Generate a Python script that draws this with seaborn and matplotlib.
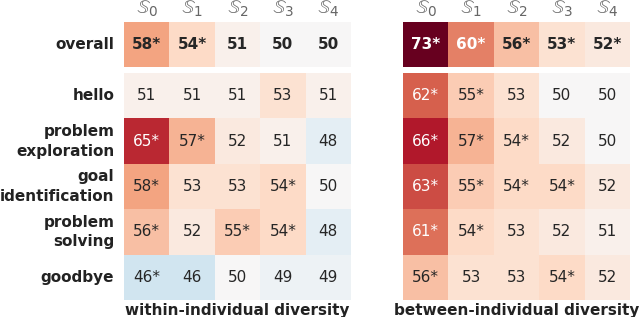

+++

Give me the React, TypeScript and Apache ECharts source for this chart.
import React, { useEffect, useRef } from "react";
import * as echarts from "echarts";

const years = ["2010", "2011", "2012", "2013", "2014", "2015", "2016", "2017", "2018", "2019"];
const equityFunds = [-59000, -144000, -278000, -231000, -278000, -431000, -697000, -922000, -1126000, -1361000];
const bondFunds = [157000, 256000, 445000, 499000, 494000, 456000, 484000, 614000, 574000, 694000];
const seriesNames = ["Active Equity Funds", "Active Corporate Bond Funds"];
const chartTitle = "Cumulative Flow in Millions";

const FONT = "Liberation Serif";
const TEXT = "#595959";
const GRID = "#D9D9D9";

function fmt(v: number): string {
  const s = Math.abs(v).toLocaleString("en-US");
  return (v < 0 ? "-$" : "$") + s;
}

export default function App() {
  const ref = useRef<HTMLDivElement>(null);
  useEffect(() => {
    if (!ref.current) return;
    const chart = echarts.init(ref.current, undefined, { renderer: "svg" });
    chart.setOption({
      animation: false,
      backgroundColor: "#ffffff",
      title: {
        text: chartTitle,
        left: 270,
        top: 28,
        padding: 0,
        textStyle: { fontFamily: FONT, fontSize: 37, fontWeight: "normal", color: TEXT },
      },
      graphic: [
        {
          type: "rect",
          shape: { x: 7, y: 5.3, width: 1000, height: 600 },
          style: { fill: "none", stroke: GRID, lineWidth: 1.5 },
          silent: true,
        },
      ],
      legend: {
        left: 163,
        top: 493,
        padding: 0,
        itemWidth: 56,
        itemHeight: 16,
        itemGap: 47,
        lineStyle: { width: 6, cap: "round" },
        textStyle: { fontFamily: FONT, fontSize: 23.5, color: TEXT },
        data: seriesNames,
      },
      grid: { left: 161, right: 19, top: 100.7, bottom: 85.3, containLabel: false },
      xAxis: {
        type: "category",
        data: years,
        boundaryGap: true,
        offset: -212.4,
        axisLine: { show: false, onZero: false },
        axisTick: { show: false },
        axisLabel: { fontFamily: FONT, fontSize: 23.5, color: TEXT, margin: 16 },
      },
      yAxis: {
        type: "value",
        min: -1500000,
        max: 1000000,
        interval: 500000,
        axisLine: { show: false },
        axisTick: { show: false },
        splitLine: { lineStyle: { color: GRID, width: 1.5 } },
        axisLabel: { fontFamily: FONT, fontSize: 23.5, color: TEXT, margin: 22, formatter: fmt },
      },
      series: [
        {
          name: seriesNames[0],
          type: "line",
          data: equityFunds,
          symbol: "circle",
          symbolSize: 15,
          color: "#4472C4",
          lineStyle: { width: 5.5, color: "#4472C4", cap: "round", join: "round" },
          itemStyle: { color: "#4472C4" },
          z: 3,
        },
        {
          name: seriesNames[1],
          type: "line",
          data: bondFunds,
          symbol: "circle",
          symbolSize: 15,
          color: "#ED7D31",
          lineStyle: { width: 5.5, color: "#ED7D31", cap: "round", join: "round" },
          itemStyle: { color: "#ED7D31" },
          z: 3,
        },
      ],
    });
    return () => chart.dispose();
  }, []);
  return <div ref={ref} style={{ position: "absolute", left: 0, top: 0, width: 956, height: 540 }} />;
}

+++

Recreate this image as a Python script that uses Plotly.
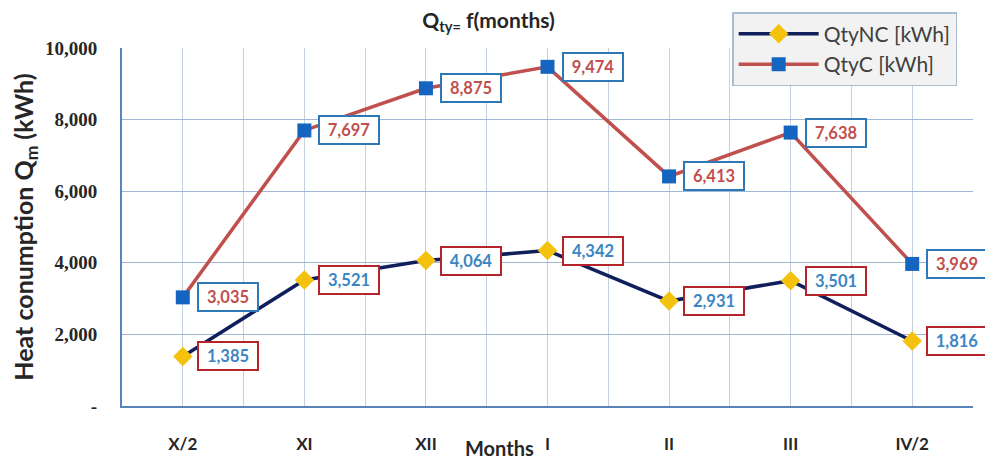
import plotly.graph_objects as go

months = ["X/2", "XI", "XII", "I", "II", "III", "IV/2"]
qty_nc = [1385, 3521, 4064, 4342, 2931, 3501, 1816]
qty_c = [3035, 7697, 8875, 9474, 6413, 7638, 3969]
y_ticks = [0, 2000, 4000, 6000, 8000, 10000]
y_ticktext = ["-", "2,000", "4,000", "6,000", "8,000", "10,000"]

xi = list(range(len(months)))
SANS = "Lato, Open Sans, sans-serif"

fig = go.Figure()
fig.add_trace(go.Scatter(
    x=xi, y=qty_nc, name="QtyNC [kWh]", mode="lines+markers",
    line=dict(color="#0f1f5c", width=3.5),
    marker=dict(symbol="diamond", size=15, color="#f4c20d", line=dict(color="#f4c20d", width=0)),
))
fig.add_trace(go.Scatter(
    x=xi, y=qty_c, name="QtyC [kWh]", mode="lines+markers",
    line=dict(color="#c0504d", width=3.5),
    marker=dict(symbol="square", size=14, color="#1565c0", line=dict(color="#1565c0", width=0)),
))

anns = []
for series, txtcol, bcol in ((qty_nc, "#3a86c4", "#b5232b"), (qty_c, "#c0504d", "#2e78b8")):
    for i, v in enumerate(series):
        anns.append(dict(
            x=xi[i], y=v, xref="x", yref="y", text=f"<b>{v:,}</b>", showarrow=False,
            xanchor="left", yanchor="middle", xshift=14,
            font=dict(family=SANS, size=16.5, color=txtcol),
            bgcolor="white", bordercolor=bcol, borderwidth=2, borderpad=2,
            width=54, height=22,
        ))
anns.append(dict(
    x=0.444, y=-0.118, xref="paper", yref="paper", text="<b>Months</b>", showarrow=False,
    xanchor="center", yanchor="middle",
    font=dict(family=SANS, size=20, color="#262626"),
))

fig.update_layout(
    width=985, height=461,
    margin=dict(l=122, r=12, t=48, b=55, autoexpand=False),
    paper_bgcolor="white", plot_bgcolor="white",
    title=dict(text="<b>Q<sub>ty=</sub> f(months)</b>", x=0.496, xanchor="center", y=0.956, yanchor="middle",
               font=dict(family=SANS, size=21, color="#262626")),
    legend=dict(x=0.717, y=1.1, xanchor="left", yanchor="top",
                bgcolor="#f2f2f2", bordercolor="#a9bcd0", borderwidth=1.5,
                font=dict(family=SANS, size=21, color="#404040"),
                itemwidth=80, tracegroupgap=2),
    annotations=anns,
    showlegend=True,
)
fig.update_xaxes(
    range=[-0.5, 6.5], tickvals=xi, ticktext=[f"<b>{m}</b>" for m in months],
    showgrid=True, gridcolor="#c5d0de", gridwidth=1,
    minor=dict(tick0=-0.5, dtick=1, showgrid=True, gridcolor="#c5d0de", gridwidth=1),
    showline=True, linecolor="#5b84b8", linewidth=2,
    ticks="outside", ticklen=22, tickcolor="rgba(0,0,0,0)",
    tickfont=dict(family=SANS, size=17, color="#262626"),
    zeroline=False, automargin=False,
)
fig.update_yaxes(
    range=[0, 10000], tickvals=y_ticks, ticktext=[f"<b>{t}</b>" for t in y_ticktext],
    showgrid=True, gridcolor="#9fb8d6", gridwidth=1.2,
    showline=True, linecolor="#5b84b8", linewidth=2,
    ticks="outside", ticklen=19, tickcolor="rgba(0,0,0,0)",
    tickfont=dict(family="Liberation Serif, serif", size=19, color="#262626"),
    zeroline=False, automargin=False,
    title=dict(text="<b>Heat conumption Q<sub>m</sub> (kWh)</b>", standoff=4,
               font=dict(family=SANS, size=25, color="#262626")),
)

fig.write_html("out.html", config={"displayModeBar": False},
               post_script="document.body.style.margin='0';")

+++

## THE EXERCISE
Among the entries above, find the line with "Give me the" and the line with "import * as"; give again exactly these two lines and all lines between them.

## WRITTEN SOLUTION
Give me the React, TypeScript and Apache ECharts source for this chart.
import React, { useEffect, useRef } from "react";
import * as echarts from "echarts";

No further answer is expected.